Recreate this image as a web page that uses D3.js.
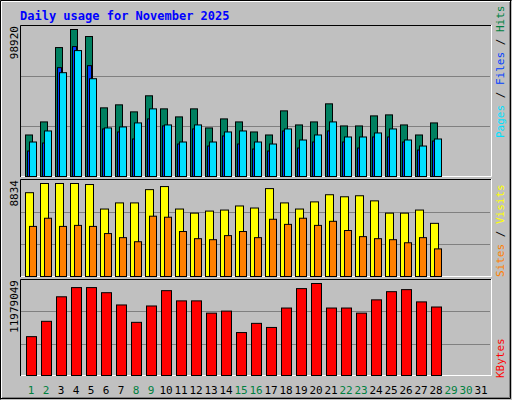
<!DOCTYPE html><html><head><meta charset="utf-8">
<script src="https://cdn.jsdelivr.net/npm/d3@7"></script>
<style>body{margin:0;background:#fff}svg text{font-family:"DejaVu Sans Mono",monospace}</style></head><body>
<svg id="c" width="512" height="400"></svg>
<script>
const days=d3.range(1,32);
const weekendDays=[1,2,8,9,15,16,22,23,29,30];
const hits=[27794,36329,84914,96732,92136,45521,47490,42895,53399,44864,39612,44864,32390,38299,36329,29764,27794,43551,34359,36329,48147,33703,33703,40268,40925,34359,27794,35673];
const files=[17289,22542,71783,85570,73096,31733,29764,25168,38299,33703,21885,31733,20572,27137,21885,18602,17289,30420,19259,23198,30420,23198,19259,26481,26481,23198,17946,23855];
const pages=[23198,30420,68500,82944,64561,32390,33046,35673,44864,34359,23198,34359,23198,29764,30420,23198,21885,31733,24511,27794,36329,26481,26481,29107,31733,24511,20572,25168];
const visits=[7638,8466,8466,8466,8374,6166,6718,6718,7914,8190,6166,5797,5982,6074,6442,6258,8006,6718,6166,6810,7454,7270,7362,6902,5797,5797,6074,4877];
const sites=[4601,5337,4601,4693,4601,3957,3589,3221,5521,5429,4141,3497,3405,3773,4141,3589,5245,4785,5337,4693,5061,4233,3681,3497,3405,3129,3589,2577];
const kbytes=[5133843,7108398,10267686,11452419,11452419,10794234,9214590,6976761,9082953,11057508,9741138,9741138,8161494,8424768,5660391,6845124,6318576,8819679,11320782,11979049,8819679,8819679,8161494,9872775,10925871,11189145,9609501,8951316];
const maxLabels=["98920","8834","11979049"];
const title="Daily usage for November 2025";

const svg=d3.select("#c");
svg.append("rect").attr("x",0).attr("y",0).attr("width",512).attr("height",400).attr("fill","#c0c0c0");
svg.append("path").attr("d","M0.5,399.5V0.5H511.5").attr("stroke","#000").attr("fill","none");
svg.append("path").attr("d","M1.5,398V1.5H510").attr("stroke","#fff").attr("fill","none");
svg.append("path").attr("d","M1,398.5H510.5V1").attr("stroke","#000").attr("fill","none");
svg.append("path").attr("d","M2,397.5H509.5V2").attr("stroke","#808080").attr("fill","none");
svg.append("text").attr("x",20).attr("y",20).text(title).attr("fill","#0000ff").attr("font-weight","bold").attr("font-size",12);

const x=d3.scaleLinear().domain([1,32]).range([25,490]);
const panels=[
 {top:25,bot:177,label:maxLabels[0],max:d3.max(hits)},
 {top:179,bot:277,label:maxLabels[1],max:d3.max(visits)},
 {top:279,bot:376,label:maxLabels[2],max:d3.max(kbytes)}];
panels.forEach(p=>{
 p.y=d3.scaleLinear().domain([0,p.max]).range([p.bot,p.top+4]);
 const h=p.bot-p.top;
 svg.append("rect").attr("x",20).attr("y",p.top).attr("width",471).attr("height",h).attr("fill","#c0c0c0");
 [1/3,2/3].forEach(f=>svg.append("line").attr("x1",21).attr("x2",490).attr("y1",Math.round(p.top+h*f)+0.5).attr("y2",Math.round(p.top+h*f)+0.5).attr("stroke","#808080"));
 svg.append("path").attr("d",`M20.5,${p.bot}V${p.top+0.5}H491`).attr("stroke","#000").attr("fill","none");
 svg.append("path").attr("d",`M21,${p.bot-0.5}H491.5V${p.top}`).attr("stroke","#fff").attr("fill","none");
 svg.append("text").attr("transform",`translate(18,${p.top+1}) rotate(-90)`).attr("text-anchor","end").attr("font-size",11).text(p.label);
});
function bars(data,p,off,w,color){
 svg.append("g").selectAll("rect").data(data).join("rect")
  .attr("x",(d,i)=>x(i+1)+off+0.5).attr("y",d=>p.y(d)+0.5).attr("width",w).attr("height",d=>p.bot-p.y(d)-1)
  .attr("fill",color).attr("stroke","#000");
}
bars(hits,panels[0],0,7,"#008060");
bars(files,panels[0],2,4,"#0040ff");
bars(pages,panels[0],4,7,"#00e0ff");
bars(visits,panels[1],0,8,"#ffff00");
bars(sites,panels[1],4,7,"#ff8000");
bars(kbytes,panels[2],1,10,"#ff0000");

svg.append("g").selectAll("text").data(days).join("text")
 .attr("x",d=>x(d)+6).attr("y",394).attr("text-anchor","middle").attr("font-size",11)
 .attr("fill",d=>weekendDays.includes(d)?"#008040":"#000").text(d=>d);

function sideLabel(yBottom,parts){
 const t=svg.append("text").attr("transform",`translate(504,${yBottom}) rotate(-90)`).attr("font-size",11);
 parts.forEach(([s,c])=>t.append("tspan").attr("fill",c).text(s));
}
sideLabel(138,[["Pages","#00e0ff"],[" / ","#000"],["Files","#0040ff"],[" / ","#000"],["Hits","#008040"]]);
sideLabel(277,[["Sites","#ff8000"],[" / ","#000"],["Visits","#ffff00"]]);
sideLabel(378,[["KBytes","#ff0000"]]);
</script></body></html>
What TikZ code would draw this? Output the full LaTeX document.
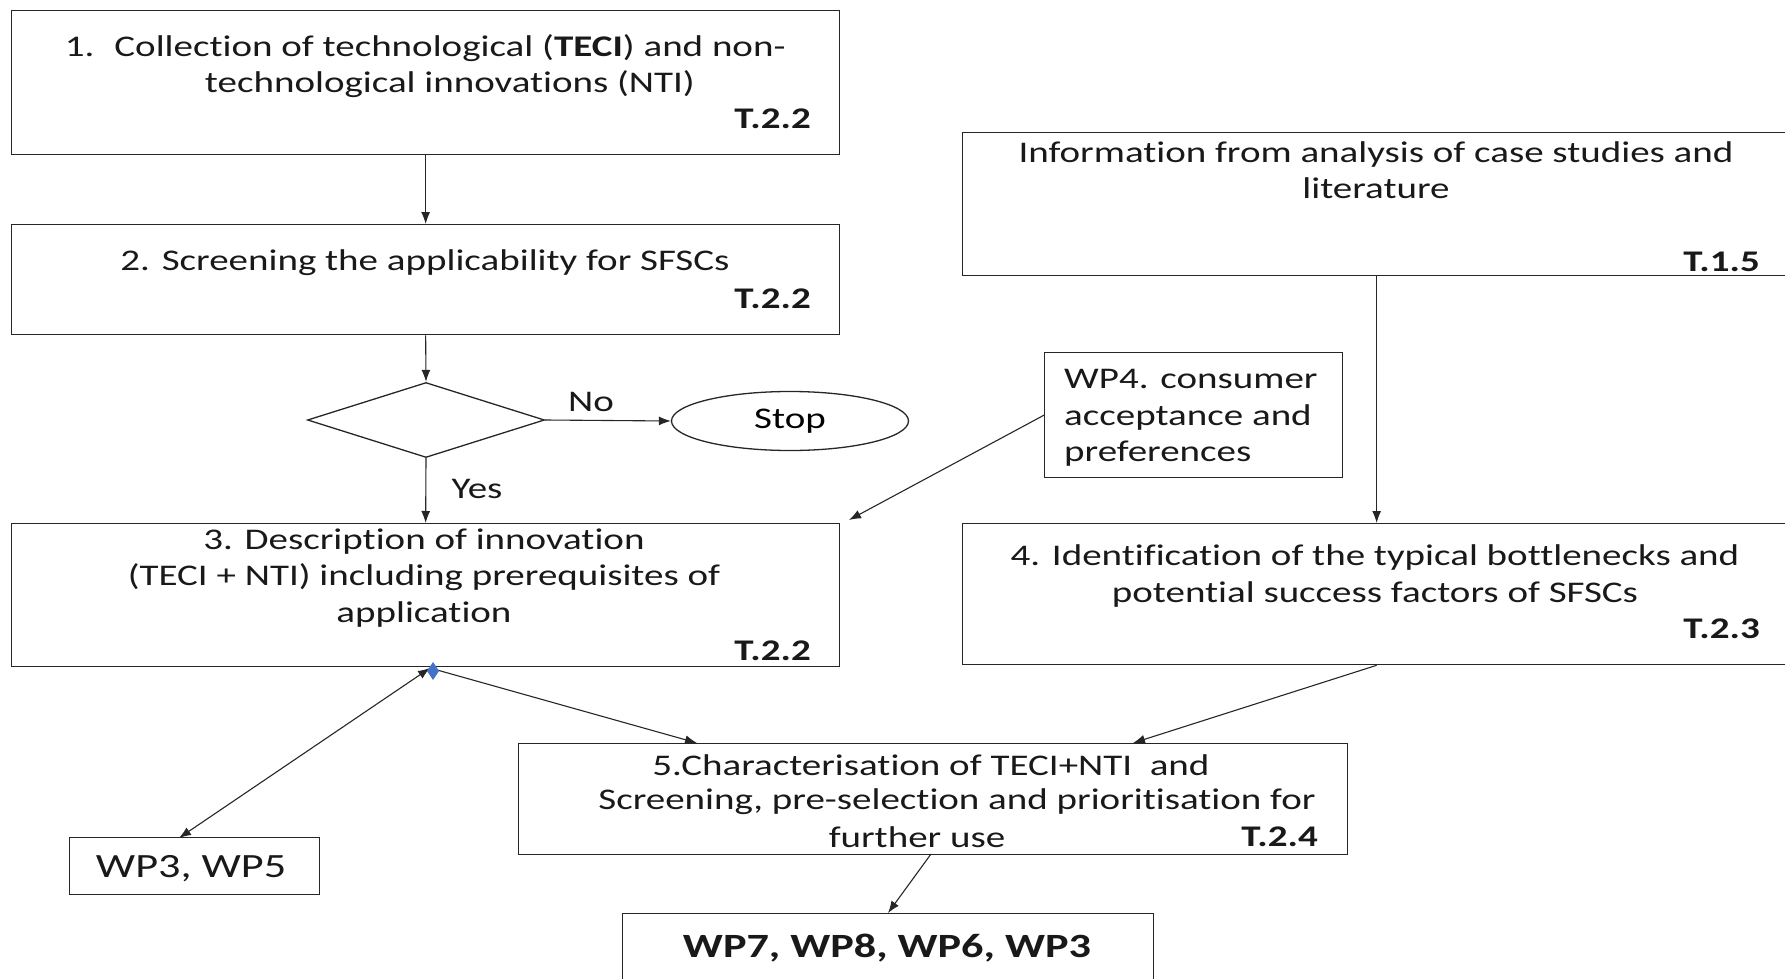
\documentclass[tikz,border=0pt]{standalone}
\usepackage{fontspec}
\setmainfont{Carlito}[FakeStretch=1.3, Ligatures=NoCommon]
\usetikzlibrary{shapes.geometric,arrows.meta,calc}
\begin{document}
\begin{tikzpicture}[x=1pt,y=-1pt,
  box/.style={draw=black!85, line width=1.3pt, rectangle, inner sep=0pt, anchor=north west},
  txt/.style={inner sep=0pt, font=\fontsize{30}{36.5}\selectfont, text=black!90},
  tag/.style={inner sep=0pt, anchor=east, font=\fontsize{30}{36.5}\selectfont\bfseries, text=black!90},
  arr/.style={-{Latex[length=12pt,width=9pt]}, line width=1.1pt, draw=black!85},
  darr/.style={{Latex[length=12pt,width=9pt]}-{Latex[length=12pt,width=9pt]}, line width=1.1pt, draw=black!85},
]
\useasboundingbox (0,0) rectangle (1785,979);

% boxes
\node[box, minimum width=828pt, minimum height=144pt] (b1) at (11,10) {};
\node[box, minimum width=828pt, minimum height=110pt] (b2) at (11,224) {};
\node[draw=black!85, line width=1.3pt, diamond, inner sep=0pt, minimum width=237pt, minimum height=75pt] (dec) at (426,420) {};
\node[draw=black!85, line width=1.3pt, ellipse, inner sep=0pt, minimum width=237pt, minimum height=59pt, font=\fontsize{30}{36.5}\selectfont] (stop) at (790,421) {Stop};
\node[box, minimum width=828pt, minimum height=143pt] (b3) at (11,523) {};
\node[box, minimum width=828pt, minimum height=143pt] (info) at (962,132) {};
\node[box, minimum width=298pt, minimum height=125pt] (wp4) at (1044,352) {};
\node[box, minimum width=828pt, minimum height=141pt] (b4) at (962,523) {};
\node[box, minimum width=829pt, minimum height=111pt] (b5) at (518,743) {};
\node[box, minimum width=250pt, minimum height=57pt] (wp35) at (69,837) {};
\node[box, minimum width=531pt, minimum height=80pt] (wpf) at (622,913) {};

% texts
\node[txt, align=center] (t1) at (450,66) {\llap{1.\hspace{20pt}}Collection of technological (\textbf{TECI}) and non-\\technological innovations (NTI)};
\node[tag] (g1) at (811,119) {T.2.2};
\node[txt] (t2) at (425,263) {2. Screening the applicability for SFSCs};
\node[tag] (g2) at (811,299) {T.2.2};
\node[txt, align=center] (t3) at (424,578) {3. Description of innovation\\(TECI + NTI) including prerequisites of\\application};
\node[tag] (g3) at (811,651) {T.2.2};
\node[txt, align=center] (ti) at (1376,170) {Information from analysis of case studies and\\literature};
\node[tag] (gi) at (1760,262) {T.1.5};
\node[txt, align=left, anchor=west] (t4p) at (1064,418) {WP4. consumer\\acceptance and\\preferences};
\node[txt, align=center] (t4) at (1375,576) {4. Identification of the typical bottlenecks and\\potential success factors of SFSCs};
\node[tag] (g4) at (1760,629) {T.2.3};
\node[txt] (t5a) at (931,765) {5.Characterisation of TECI+NTI\ \ and};
\node[txt] (t5b) at (957,802) {Screening, pre-selection and prioritisation for};
\node[txt] (t5c) at (917,837) {further use};
\node[tag] (g5) at (1318,837) {T.2.4};
\node[inner sep=0pt, font=\fontsize{34}{40}\selectfont, text=black!90] (t35) at (191,869) {WP3, WP5};
\node[inner sep=0pt, font=\fontsize{34}{40}\selectfont\bfseries, text=black!90] (tf) at (887,948) {WP7, WP8, WP6, WP3};
\node[txt] (lno) at (591,402) {No};
\node[txt] (lyes) at (477,489) {Yes};

% helper coordinates
\coordinate (c3tr) at (849,520);
\coordinate (c3b) at (430,668);
\coordinate (c5a) at (697,743);
\coordinate (c5b) at (1133,743);
\coordinate (c5o) at (931,854);
\coordinate (cfi) at (888,913);
\coordinate (c35) at (179,838);

% connectors
\draw[arr] (b1.south) -- (b2.north);
\draw[arr] (b2.south) -- (dec.north);
\draw[arr] (dec.east) -- (stop.west);
\draw[arr] (dec.south) -- (b3.north);
\draw[arr] (wp4.west) -- (c3tr);
\draw[arr] (info.south) -- (b4.north);
\draw[arr] (b4.south) -- (c5b);
\draw[arr] (c3b) -- (c5a);
\draw[darr] (c3b) -- (c35);
\draw[arr] (c5o) -- (cfi);
\fill[fill={rgb,255:red,68;green,114;blue,196}] (433,662) -- (439,671) -- (433,680) -- (427,671) -- cycle;
\end{tikzpicture}
\end{document}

■ EXERCISE INSTRUCTIONS:
Include the first line of the records, the line containing "usage for November", and every line between them, repeated exactly. Skip the pictures.

■ SOLVED PROBLEM:
Recreate this image as a web page that uses D3.js.
<!DOCTYPE html><html><head><meta charset="utf-8">
<script src="https://cdn.jsdelivr.net/npm/d3@7"></script>
<style>body{margin:0;background:#fff}svg text{font-family:"DejaVu Sans Mono",monospace}</style></head><body>
<svg id="c" width="512" height="400"></svg>
<script>
const days=d3.range(1,32);
const weekendDays=[1,2,8,9,15,16,22,23,29,30];
const hits=[27794,36329,84914,96732,92136,45521,47490,42895,53399,44864,39612,44864,32390,38299,36329,29764,27794,43551,34359,36329,48147,33703,33703,40268,40925,34359,27794,35673];
const files=[17289,22542,71783,85570,73096,31733,29764,25168,38299,33703,21885,31733,20572,27137,21885,18602,17289,30420,19259,23198,30420,23198,19259,26481,26481,23198,17946,23855];
const pages=[23198,30420,68500,82944,64561,32390,33046,35673,44864,34359,23198,34359,23198,29764,30420,23198,21885,31733,24511,27794,36329,26481,26481,29107,31733,24511,20572,25168];
const visits=[7638,8466,8466,8466,8374,6166,6718,6718,7914,8190,6166,5797,5982,6074,6442,6258,8006,6718,6166,6810,7454,7270,7362,6902,5797,5797,6074,4877];
const sites=[4601,5337,4601,4693,4601,3957,3589,3221,5521,5429,4141,3497,3405,3773,4141,3589,5245,4785,5337,4693,5061,4233,3681,3497,3405,3129,3589,2577];
const kbytes=[5133843,7108398,10267686,11452419,11452419,10794234,9214590,6976761,9082953,11057508,9741138,9741138,8161494,8424768,5660391,6845124,6318576,8819679,11320782,11979049,8819679,8819679,8161494,9872775,10925871,11189145,9609501,8951316];
const maxLabels=["98920","8834","11979049"];
const title="Daily usage for November 2025";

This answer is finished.